Blog de Derecho Penitenciario
16 octubre 2025
Por Domingo Talens, miembro del Servicio de Orientación Jurídica Penitenciaria de Pamplona.
En un centro penitenciario de un lugar de la Península de cuyo nombre no quiero acordarme, aunque me resulta imposible olvidarlo, en un tiempo pasado, aunque no tanto, en pocas semanas se sucedieron dos situaciones que deberían llevarnos a reflexionar y trabajar para evitar que se repitan en el futuro.
La primera, la de un ciudadano nacido fuera de esta nuestra supuesta Arcadia feliz, residente y cotizante durante muchos años en ella, expulsado cuando faltaba poco para que cumpliera la integridad de su condena. La expulsión, contemplada en la sentencia que le condenó, tenía marchamo judicial, no administrativo. Hasta aquí, una situación que no nos es desconocida.
Pero las características concretas de este caso deberían, y podían, haber abocado a otro resultado.
A primera vista, un hombre joven que parecía gozar de buena salud. Parecía. Desde su entrada en prisión, las lesiones cerebrales que padecía a resultas de los hechos por los que se le privó de libertad se habían agravado mucho. Llevaba un tiempo ingresado en la Enfermería, había perdido el control de sus esfínteres, por lo que iba siempre con pañales, y estaba diagnosticado de Daño Cerebral Adquirido. El pronóstico no contemplaba ninguna mejora. Al contrario.
Desde primera hora de la mañana en la que se iba a perpetrar (cometer, realizar, ejecutar, consumar, incurrir, según el diccionario de la RAE) la deportación, hubo una actividad frenética para tratar de abortarla. Fue demasiado tarde.

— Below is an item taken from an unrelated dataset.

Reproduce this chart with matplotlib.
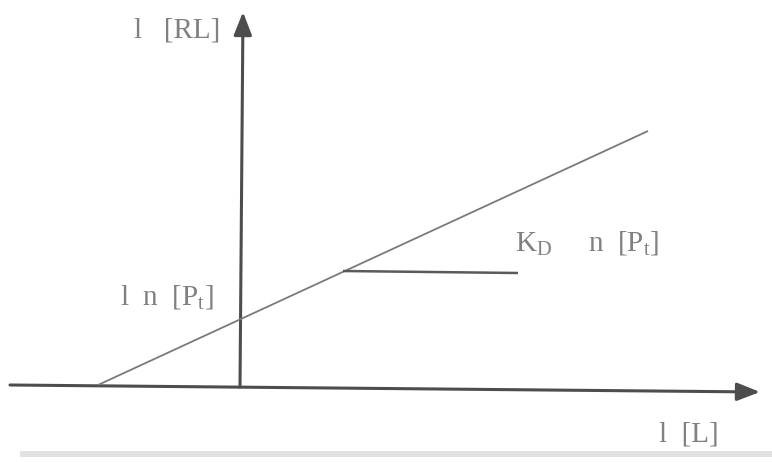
import matplotlib
matplotlib.use("Agg")
import matplotlib.pyplot as plt
from matplotlib.patches import FancyArrowPatch, Rectangle

plt.rcParams['font.family'] = ['Liberation Serif', 'DejaVu Serif']
plt.rcParams['mathtext.fontset'] = 'custom'
plt.rcParams['mathtext.rm'] = 'Liberation Serif'
plt.rcParams['mathtext.it'] = 'Liberation Serif:italic'

# diagram coordinates (pixel-like units, y grows downwards)
x_axis_start = (10, 385)
x_axis_tip = (760, 392)
y_axis_start = (240, 387)
y_axis_tip = (243, 12)
binding_line_x = [98, 648]
binding_line_y = [385, 131]
slope_mark_x = [343, 518]
slope_mark_y = [271, 273]

label_texts = [r"l   [RL]", r"l  n  [$\mathrm{P_t}$]", r"K$_\mathrm{D}$     n  [$\mathrm{P_t}$]", r"l  [L]"]
label_pos = [(134, 31), (120, 297), (515, 243), (659, 434)]

AXIS_COLOR = '#4d4d4d'
LINE_COLOR = '#7a7a7a'
TEXT_COLOR = '#808080'


def arrow(ax, start, tip):
    ax.add_patch(FancyArrowPatch(start, tip,
                                 arrowstyle='-|>,head_length=1.4,head_width=0.55',
                                 mutation_scale=10, shrinkA=0, shrinkB=0,
                                 color=AXIS_COLOR, lw=2.2))


fig = plt.figure(figsize=(7.72, 4.62), dpi=100)
ax = fig.add_axes([0, 0, 1, 1])
ax.set_xlim(0, 772)
ax.set_ylim(462, 0)
ax.axis('off')

arrow(ax, x_axis_start, x_axis_tip)
arrow(ax, y_axis_start, y_axis_tip)
ax.plot(binding_line_x, binding_line_y, color=LINE_COLOR, lw=1.3, solid_capstyle='butt')
ax.plot(slope_mark_x, slope_mark_y, color='#5a5a5a', lw=1.8, solid_capstyle='butt')

for txt, (x, y) in zip(label_texts, label_pos):
    ax.text(x, y, txt, ha='left', va='center', fontsize=21, color=TEXT_COLOR)

# faint scanner edge along the bottom
ax.add_patch(Rectangle((20, 451), 752, 6, color='#e2e2e2', lw=0))

fig.savefig('out.png', dpi=100)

El equipo de abogados del Servicio de Orientación Jurídica Penitenciaria, su defensa en el procedimiento penal, el equipo médico a cargo del tratamiento de sus dolencias cerebrales, una asociación de larga trayectoria en defensa de los derechos de las personas privadas de libertad, lo pusieron en conocimiento tanto del juez sentenciador como del juzgado de vigilancia.
Sobra decir que todas las gestiones fueron estériles, que la legalidad de la deportación era, coincidían los juzgados, inatacable. Aun siendo así, lo que sería discutible dada la penosidad de sus dolencias crónicas actuales, desde un punto de vista humano, el resultado final fue cruel (desalmado, despiadado, inhumano, brutal, bárbaro, feroz, atroz,… son sinónimos según la RAE). Con mayúsculas.
En cuestión de horas, aterrizó en el país donde nació, sin dinero, sin contacto con su familia, sin acceso a un tratamiento médico especializado como el que necesita, sin nadie que se haga cargo de él. Que el lector aventure cuál será, abandonado a su suerte, su destino.
Probablemente no coincidió en el patio con la entrada de un furgón fúnebre que iba a recoger los restos de un interno, aquejado de cáncer en situación terminal desde al menos octubre del pasado año. Si la muerte estaba cantada ante el avance de un cáncer agresivo, le debería haber llegado fuera del recinto penitenciario. La cárcel no es sitio para morir de cáncer.
Su defensa lo venía pidiendo desde después del verano, sin éxito pese a unos informes médicos que anunciaban la cercanía del fatal desenlace. La resolución judicial accediendo a esta petición, no le llegó a tiempo.
Cabe extraer algunas lecciones de estos trágicos sucesos: en el caso de que haya órdenes de expulsión a la finalización de la condena fijadas en Sentencia judicial, hay que comprobar con tiempo las circunstancias de cada caso, no vaya a ser que la persona condenada reúna condiciones para tratar de evitarla; en el de las enfermedades terminales, no hemos de cejar para evitar que alguien fallezca en las cuatro paredes, con rejas, de una cárcel.